Just as I was beginning to feel pretty good about myself, these young men reminded me that we all do what’s within our capabilities and not to get an inflated ego over my “accomplishment”.  We don’t do anything by ourselves, whether it’s some kind of physical effort, mental effort, of spiritual effort.  I’ll never be able to do what those young guys are doing, mostly because I’m not young anymore.  On the other hand, I wouldn’t have been able to do what I did this week when I was their age either.  As my wife pointed out to me yesterday at breakfast, I’m no great physical specimen but I’m in better shape now than I was in my twenties.  We all have to do the best we can with what we’ve got.

Missouri's First Capitol (Notice bike in lower left corner)

End of the Trail

I’d say that’s the number one lesson I learned this week.  Here are the others, in no particular order.

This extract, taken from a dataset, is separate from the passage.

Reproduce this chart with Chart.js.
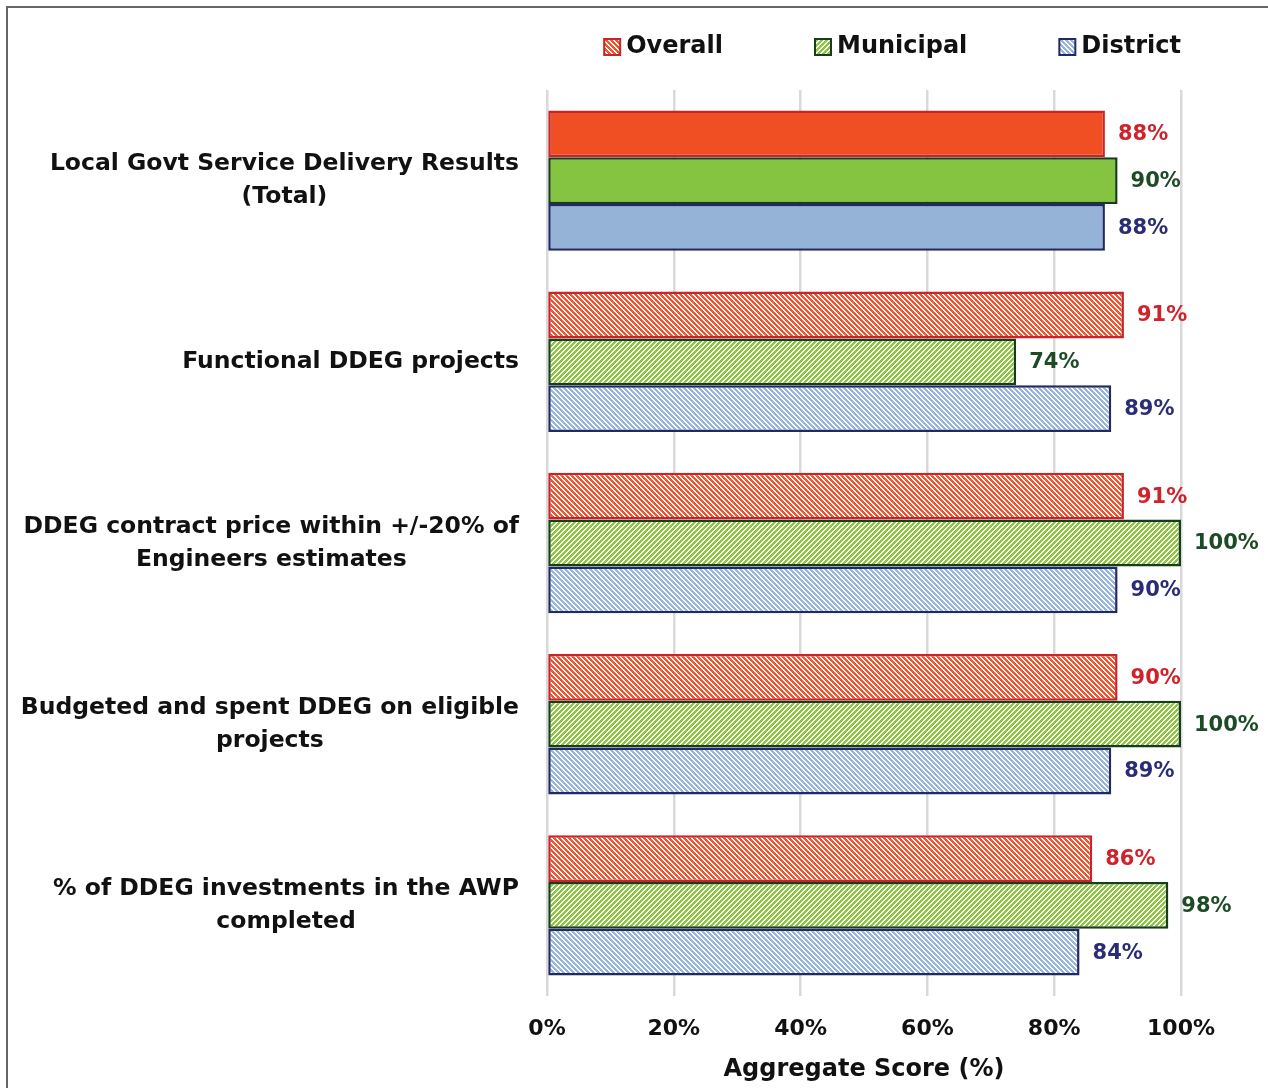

1. ALWAYS CALL AHEAD. The campground that was open last year may be a vacant lot this year.

2. Everything weighs more than you think it does. Everything is farther than you think it is. Everything takes longer than you think it will.

3. Never, never, never take ice water for granted.

4. Everything is possible with God’s help.

If you’re interested, I’ve posted all my trip pix on my Facebook page.

There are a number of good resources if you’d like to consider a Katy Trail trip. Probably the most useful is Brett Dufur’s Katy Trail Guide Book is also well worth looking into.

Final numbers

Day 1  38.0 miles, 3 hrs 22 min

Day 2  55.4 miles, 5 hrs 05 min

Day 3  30.0 miles 2 hrs 20 min

Total  122.4 miles  10 hrs 56 min

2 Responses

  1. Thanks for posting this. The steamboat Junction Campground was my childhood home property. I lived in the house that used to be a steamboat but was built into a home in the late eighteen hundreds using all of the materials from the steamboat.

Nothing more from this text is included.